I called it a Hope Run because I am hopeful that a new administration will permanently protect the land and that runners will continue to show up as activists.
The run begins at Bears Ears Butte, a pair of Buttes that have long been held as sacred by a number of Native American Tribes.
Bears Ears is home to over 100,000 archeological sites.
The first 25 miles takes place in the desert alpine around 9000' of elevation, high on Elk Ridge Road.
Then, the landscape slowly begins to change as you descend, first overlooking Canyonlands, before finally descending into Indian Creek.
The entire route is on back, dirt roads where vehicles/crew can access anytime.

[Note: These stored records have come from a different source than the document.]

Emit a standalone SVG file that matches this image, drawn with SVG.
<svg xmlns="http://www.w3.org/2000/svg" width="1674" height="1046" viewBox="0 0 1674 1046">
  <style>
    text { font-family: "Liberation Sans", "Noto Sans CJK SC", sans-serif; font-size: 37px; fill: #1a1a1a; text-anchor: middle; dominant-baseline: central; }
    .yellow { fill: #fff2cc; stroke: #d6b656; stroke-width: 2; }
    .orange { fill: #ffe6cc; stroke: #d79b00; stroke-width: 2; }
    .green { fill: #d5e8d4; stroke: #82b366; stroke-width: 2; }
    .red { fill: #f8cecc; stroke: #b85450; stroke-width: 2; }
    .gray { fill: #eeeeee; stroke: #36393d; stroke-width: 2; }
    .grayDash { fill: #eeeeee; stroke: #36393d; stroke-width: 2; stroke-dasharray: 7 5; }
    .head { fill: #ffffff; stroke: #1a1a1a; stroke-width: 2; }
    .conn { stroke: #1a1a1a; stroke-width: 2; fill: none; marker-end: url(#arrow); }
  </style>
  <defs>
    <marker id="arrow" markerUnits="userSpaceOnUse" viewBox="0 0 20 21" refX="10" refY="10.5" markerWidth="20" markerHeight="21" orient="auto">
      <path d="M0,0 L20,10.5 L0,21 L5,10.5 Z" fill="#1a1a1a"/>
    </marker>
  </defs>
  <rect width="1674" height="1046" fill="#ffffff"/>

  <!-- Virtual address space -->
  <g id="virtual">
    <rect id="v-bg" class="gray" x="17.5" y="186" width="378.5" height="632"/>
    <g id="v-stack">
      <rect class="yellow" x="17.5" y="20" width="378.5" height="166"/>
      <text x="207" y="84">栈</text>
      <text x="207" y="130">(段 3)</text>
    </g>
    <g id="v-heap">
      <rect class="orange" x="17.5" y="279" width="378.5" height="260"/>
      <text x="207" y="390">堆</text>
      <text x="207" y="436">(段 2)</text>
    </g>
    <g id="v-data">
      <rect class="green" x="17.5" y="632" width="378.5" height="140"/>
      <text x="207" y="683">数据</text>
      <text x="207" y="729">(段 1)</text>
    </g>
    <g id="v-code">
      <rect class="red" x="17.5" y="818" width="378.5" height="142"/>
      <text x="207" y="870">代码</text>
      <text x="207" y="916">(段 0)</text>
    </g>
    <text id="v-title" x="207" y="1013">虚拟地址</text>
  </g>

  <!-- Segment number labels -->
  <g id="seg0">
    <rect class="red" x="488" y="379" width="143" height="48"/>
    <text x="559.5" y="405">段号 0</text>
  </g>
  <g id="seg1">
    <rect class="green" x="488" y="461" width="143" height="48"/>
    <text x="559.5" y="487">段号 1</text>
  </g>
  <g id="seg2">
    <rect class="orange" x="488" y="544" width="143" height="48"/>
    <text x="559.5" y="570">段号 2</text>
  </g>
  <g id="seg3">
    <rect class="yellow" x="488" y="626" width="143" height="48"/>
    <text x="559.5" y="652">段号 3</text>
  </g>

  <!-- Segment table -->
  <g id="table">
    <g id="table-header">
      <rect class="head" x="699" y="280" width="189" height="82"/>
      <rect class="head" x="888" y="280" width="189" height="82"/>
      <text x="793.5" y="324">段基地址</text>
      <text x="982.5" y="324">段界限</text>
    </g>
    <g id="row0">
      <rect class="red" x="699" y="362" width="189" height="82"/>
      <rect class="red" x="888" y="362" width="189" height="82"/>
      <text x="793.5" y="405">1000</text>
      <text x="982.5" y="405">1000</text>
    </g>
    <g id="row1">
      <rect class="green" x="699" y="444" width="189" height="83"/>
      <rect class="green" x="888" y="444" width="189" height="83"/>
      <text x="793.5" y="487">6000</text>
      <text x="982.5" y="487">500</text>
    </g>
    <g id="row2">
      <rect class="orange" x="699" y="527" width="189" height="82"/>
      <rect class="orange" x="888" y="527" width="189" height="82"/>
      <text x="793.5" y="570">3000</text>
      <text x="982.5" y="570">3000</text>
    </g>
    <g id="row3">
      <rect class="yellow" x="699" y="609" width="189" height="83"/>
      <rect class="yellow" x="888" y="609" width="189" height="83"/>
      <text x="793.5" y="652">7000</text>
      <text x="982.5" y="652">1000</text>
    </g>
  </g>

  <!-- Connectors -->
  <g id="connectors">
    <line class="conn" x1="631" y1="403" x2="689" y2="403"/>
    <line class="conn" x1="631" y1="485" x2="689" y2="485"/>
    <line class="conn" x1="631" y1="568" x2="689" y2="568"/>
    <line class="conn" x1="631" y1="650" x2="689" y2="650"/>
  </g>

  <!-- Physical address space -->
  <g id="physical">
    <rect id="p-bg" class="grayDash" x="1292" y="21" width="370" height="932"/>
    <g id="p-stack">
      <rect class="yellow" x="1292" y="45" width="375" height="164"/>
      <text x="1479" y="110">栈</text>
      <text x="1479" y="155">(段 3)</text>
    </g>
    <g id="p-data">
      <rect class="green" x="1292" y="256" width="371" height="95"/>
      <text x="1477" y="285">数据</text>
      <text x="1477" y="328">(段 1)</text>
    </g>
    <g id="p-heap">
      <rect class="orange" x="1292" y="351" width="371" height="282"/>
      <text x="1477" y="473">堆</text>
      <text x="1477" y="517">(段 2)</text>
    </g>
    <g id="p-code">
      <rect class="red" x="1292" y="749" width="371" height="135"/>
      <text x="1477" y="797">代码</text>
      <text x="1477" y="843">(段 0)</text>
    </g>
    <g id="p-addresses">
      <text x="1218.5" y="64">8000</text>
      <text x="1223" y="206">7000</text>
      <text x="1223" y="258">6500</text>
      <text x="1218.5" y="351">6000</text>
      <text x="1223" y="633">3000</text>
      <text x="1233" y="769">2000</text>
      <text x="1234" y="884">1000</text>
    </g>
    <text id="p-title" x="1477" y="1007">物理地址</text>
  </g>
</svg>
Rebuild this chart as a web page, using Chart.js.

If you decide to run this route, please respect Bears Ears and abide by these guidelines provided by the Bears Ears Intertribal Coalition, as the land is of cultural and spiritual importance to many Indigenous communities today.
-If you happen upon a cultural site, please enjoy it from afar.
-Please do not climb in/on or touch ancestral structures.
They are extremely fragile and still used in ceremonial practices today.
-Please do not reveal a site's location, GPS coordinates, utilize geotags on social media, as this can attract large foot traffic to an unprotected space.
-Please refrain from touching rock art, or making your own.
These images contain stories told from generation to generation.
-Please leave all cultural objects (such as pottery pieces and corn cobs) as you found them; do not remove them from their places of rest and take them as souvenirs.
These objects are crucial to passing along knowledge and connecting communities to their ancestors.